Knight Capital’s board emerged from another meeting yesterday to review dueling takeover offers without making a decision.

Both Getco and Virtu Financial have made bids for the Jersey City, NJ-based Knight, which had to be bailed out several months ago after a $460 million trading glitch nearly tanked the firm.

“[Knight] can still decide to remain independent. That’s a real possibility,” said one source familiar with the bidding process.

A spokesman for Knight Capital declined to comment.

On Wednesday, Chicago-based rival Getco went public with a more than $1 billion cash-and-stock offer for Knight, which values the shares at $3.50 — a roughly 5 percent premium to yesterday’s closing price. The shares closed down 4 cents, at $3.33.
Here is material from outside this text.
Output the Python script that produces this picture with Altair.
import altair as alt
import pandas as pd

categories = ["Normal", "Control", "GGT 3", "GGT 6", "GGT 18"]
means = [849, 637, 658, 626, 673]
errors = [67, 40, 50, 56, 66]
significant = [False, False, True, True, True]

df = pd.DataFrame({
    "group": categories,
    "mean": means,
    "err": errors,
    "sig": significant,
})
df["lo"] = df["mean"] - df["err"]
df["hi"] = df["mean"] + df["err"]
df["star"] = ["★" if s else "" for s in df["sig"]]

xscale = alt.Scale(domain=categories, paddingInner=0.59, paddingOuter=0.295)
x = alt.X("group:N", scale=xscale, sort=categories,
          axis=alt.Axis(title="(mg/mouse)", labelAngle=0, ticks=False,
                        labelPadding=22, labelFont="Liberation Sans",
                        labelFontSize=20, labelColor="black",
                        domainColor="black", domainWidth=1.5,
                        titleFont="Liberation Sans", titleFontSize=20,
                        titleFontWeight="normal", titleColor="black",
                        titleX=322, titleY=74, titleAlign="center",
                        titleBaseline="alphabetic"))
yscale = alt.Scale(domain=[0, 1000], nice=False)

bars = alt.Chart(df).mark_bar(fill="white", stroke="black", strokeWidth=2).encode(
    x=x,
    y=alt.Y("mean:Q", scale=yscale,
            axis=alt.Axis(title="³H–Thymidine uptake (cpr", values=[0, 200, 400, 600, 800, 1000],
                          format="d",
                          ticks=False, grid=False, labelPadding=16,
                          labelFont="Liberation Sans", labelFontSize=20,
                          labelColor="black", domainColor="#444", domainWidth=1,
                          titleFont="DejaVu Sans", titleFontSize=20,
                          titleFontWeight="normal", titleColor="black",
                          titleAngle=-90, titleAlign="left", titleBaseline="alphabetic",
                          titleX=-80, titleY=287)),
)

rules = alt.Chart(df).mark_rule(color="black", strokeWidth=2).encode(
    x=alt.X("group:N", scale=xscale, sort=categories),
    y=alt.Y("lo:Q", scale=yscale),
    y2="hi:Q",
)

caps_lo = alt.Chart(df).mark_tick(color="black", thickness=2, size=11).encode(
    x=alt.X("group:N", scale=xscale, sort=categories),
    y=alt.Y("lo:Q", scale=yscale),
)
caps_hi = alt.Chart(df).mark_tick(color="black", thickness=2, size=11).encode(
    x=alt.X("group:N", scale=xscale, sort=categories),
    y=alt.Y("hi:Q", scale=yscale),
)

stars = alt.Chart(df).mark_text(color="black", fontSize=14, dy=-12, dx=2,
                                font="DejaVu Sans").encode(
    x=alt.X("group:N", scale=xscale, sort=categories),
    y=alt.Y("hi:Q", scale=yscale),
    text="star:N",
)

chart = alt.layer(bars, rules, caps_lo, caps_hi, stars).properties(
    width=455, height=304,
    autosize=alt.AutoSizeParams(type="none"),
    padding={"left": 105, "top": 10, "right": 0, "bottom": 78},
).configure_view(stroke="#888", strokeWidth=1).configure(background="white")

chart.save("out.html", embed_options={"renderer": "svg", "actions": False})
Virtu, meanwhile, submitted an all-cash offer equal to $3 to $3.20 a share. A report in the Wall Street Journal last evening has PE titan Cerberus Capital in talks to join the Virtu bid.
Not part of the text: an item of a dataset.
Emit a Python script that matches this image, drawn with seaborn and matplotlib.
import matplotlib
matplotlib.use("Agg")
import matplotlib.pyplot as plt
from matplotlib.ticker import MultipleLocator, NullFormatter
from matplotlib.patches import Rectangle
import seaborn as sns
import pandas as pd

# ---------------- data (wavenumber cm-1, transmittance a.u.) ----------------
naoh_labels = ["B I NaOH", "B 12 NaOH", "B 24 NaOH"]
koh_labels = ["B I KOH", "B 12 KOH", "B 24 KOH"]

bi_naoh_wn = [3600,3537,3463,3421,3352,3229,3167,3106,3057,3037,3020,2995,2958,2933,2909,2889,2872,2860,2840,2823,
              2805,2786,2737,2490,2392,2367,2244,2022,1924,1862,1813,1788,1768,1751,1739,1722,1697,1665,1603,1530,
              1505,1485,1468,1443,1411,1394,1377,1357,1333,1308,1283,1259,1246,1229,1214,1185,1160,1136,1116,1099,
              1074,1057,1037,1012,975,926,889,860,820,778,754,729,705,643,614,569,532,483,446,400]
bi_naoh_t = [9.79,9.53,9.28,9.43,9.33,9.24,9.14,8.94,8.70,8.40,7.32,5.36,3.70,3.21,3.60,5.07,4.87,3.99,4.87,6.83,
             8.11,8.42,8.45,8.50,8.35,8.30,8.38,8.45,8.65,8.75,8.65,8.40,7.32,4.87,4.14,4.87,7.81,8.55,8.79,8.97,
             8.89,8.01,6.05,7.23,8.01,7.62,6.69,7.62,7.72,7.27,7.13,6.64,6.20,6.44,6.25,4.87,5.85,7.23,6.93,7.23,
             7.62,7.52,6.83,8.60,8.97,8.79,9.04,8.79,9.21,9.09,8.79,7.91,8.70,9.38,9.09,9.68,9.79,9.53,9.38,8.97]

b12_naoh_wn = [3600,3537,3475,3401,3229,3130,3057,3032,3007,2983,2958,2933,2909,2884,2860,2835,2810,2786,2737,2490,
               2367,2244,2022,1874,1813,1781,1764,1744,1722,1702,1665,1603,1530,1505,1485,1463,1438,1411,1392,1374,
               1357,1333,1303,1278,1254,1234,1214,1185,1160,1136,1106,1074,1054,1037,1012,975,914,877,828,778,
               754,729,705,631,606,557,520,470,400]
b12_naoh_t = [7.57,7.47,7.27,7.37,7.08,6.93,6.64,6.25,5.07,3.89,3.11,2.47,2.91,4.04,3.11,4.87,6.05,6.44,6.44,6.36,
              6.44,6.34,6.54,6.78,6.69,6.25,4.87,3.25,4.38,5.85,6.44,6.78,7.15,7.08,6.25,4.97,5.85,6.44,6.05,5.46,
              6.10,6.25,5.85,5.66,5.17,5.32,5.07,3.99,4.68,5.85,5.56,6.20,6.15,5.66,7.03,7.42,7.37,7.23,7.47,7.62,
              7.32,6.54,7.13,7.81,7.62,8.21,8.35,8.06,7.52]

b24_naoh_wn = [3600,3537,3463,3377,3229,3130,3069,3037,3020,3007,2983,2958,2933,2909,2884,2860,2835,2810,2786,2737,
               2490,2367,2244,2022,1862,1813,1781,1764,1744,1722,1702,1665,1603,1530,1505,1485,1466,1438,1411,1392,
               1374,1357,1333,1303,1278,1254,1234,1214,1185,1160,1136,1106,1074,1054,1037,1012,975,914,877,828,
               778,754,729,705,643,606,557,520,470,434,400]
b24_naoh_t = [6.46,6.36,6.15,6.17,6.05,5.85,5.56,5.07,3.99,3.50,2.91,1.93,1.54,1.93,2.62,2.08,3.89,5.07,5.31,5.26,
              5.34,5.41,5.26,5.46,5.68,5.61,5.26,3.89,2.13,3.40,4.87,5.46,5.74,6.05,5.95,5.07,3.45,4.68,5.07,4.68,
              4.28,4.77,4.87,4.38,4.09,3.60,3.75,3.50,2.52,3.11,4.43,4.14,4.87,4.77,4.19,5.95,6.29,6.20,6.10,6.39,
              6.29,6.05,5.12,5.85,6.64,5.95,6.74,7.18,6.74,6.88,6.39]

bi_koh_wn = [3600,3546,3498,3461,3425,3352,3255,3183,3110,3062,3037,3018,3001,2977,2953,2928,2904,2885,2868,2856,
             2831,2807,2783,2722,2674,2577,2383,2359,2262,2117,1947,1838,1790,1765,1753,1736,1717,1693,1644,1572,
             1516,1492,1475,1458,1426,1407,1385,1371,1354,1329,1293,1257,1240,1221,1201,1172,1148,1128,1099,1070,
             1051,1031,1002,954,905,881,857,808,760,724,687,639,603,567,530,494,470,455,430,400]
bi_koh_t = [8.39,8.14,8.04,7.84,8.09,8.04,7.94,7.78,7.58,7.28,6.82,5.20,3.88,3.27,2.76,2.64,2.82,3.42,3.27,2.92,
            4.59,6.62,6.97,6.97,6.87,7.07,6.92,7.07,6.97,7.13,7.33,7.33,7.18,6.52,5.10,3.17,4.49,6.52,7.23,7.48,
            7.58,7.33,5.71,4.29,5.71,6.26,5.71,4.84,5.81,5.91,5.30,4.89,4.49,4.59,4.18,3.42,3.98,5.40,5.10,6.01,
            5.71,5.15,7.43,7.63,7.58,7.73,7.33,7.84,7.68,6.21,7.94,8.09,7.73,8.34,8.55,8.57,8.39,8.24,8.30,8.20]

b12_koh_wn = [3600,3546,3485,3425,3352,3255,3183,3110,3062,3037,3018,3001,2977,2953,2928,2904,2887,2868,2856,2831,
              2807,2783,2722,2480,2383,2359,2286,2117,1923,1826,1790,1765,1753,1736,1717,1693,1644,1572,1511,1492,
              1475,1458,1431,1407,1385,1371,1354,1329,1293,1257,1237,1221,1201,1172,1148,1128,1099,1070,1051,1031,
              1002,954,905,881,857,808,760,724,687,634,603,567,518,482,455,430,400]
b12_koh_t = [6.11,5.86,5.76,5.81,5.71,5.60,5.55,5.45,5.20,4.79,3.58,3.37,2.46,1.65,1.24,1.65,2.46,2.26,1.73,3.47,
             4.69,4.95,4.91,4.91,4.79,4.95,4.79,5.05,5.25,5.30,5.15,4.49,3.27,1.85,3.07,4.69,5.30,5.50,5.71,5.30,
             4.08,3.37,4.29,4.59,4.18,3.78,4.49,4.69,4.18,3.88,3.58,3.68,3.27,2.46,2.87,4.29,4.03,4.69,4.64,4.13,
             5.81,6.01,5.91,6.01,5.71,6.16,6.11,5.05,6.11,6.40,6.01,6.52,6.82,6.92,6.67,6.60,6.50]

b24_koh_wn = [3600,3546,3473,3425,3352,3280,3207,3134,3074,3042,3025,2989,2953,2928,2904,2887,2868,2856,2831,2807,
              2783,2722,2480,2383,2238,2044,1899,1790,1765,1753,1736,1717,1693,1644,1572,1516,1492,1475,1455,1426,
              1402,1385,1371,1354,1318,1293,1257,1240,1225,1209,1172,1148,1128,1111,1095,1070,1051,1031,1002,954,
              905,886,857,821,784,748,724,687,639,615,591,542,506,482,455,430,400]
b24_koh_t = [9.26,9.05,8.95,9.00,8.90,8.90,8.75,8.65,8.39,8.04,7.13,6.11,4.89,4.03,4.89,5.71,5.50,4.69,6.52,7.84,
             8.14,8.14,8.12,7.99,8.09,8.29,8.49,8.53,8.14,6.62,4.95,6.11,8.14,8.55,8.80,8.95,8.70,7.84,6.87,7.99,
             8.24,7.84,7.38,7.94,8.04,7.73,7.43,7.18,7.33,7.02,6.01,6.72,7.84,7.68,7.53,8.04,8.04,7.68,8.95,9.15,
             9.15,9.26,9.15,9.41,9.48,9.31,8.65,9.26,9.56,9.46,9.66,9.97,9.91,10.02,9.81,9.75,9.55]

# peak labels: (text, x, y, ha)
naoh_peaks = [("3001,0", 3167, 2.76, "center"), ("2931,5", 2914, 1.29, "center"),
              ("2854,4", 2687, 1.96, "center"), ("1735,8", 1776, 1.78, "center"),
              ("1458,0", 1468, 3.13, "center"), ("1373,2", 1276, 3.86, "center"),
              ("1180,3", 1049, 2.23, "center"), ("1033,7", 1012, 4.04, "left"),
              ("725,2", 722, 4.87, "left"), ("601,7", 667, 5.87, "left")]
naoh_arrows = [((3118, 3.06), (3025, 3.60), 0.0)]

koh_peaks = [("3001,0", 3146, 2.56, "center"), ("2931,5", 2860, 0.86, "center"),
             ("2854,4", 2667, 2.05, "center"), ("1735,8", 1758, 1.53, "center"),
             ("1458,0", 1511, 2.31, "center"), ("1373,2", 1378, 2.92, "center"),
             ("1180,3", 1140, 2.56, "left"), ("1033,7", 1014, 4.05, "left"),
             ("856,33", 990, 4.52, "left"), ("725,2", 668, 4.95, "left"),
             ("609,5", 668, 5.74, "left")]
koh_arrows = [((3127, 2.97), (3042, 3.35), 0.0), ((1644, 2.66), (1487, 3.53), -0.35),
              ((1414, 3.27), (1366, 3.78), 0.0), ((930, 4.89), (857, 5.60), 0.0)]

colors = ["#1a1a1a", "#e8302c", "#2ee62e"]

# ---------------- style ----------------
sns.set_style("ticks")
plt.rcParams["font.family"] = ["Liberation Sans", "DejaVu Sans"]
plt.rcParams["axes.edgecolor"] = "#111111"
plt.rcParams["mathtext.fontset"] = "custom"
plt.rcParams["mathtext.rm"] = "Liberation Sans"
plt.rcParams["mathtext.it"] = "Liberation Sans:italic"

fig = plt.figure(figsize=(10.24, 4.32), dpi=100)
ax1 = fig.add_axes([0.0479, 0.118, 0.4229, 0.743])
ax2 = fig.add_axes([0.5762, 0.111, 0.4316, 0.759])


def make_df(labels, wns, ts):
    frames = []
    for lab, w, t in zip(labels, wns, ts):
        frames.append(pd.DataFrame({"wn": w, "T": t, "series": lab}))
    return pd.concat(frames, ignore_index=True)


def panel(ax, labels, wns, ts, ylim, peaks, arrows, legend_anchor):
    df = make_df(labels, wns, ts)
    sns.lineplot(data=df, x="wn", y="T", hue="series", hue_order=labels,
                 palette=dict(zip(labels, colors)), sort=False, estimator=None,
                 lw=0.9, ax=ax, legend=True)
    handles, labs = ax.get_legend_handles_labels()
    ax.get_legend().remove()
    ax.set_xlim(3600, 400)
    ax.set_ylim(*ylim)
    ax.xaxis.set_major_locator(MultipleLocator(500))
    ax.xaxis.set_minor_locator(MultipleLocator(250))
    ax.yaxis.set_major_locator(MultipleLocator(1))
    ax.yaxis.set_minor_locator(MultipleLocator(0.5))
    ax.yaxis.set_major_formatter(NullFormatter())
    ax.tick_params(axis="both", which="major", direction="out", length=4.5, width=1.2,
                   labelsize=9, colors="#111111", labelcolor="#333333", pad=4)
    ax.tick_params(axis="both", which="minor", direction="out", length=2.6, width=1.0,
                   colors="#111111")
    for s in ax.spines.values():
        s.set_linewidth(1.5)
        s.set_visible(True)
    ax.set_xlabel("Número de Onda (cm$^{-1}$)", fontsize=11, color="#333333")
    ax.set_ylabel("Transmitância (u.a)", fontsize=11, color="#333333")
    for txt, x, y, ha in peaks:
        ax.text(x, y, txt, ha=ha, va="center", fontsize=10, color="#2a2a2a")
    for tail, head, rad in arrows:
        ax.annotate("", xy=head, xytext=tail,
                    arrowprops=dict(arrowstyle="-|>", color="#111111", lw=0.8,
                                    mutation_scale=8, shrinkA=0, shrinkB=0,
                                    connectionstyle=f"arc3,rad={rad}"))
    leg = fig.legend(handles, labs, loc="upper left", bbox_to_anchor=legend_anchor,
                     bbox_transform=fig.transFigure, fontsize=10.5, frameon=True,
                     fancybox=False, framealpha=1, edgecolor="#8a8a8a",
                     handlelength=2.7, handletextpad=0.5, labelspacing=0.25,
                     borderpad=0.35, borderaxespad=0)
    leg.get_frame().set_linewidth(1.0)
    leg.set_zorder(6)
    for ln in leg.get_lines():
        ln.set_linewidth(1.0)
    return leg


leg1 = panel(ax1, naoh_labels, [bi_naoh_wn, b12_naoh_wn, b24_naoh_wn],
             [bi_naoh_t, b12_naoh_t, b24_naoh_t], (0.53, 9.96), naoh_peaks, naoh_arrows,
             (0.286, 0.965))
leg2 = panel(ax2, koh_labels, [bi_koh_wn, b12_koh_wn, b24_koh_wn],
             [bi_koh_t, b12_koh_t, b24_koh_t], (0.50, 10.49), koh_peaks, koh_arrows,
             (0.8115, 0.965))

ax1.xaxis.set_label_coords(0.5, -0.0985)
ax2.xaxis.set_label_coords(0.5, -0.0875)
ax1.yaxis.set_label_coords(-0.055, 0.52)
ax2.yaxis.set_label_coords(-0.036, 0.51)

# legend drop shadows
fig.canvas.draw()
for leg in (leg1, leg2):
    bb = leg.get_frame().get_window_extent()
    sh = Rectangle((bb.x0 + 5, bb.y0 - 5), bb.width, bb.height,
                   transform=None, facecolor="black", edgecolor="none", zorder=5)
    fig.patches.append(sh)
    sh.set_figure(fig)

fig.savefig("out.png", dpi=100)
Getco is pushing Knight to make a decision by Thursday, said sources, who noted that the firm may take longer to act.

One reason may be that the board wasn’t particularly wowed by either deal, one source said, both of which value the company at about where it was at the depth of its crisis.

Knight, run by CEO Tom Joyce, believes it is on much firmer footing than it was four months ago as clients return. The firm, a market maker, serves as an intermediary in the trading of stocks and other securities.

Knight traded above $10 before errant trades hammered its stock price in August, forcing it to accept a $400 million lifeline from six financial firms, including Getco.

Those firms own 70 percent of Knight.

Walking away will depend on how the majority of Knight’s shareholders ultimately view the deal.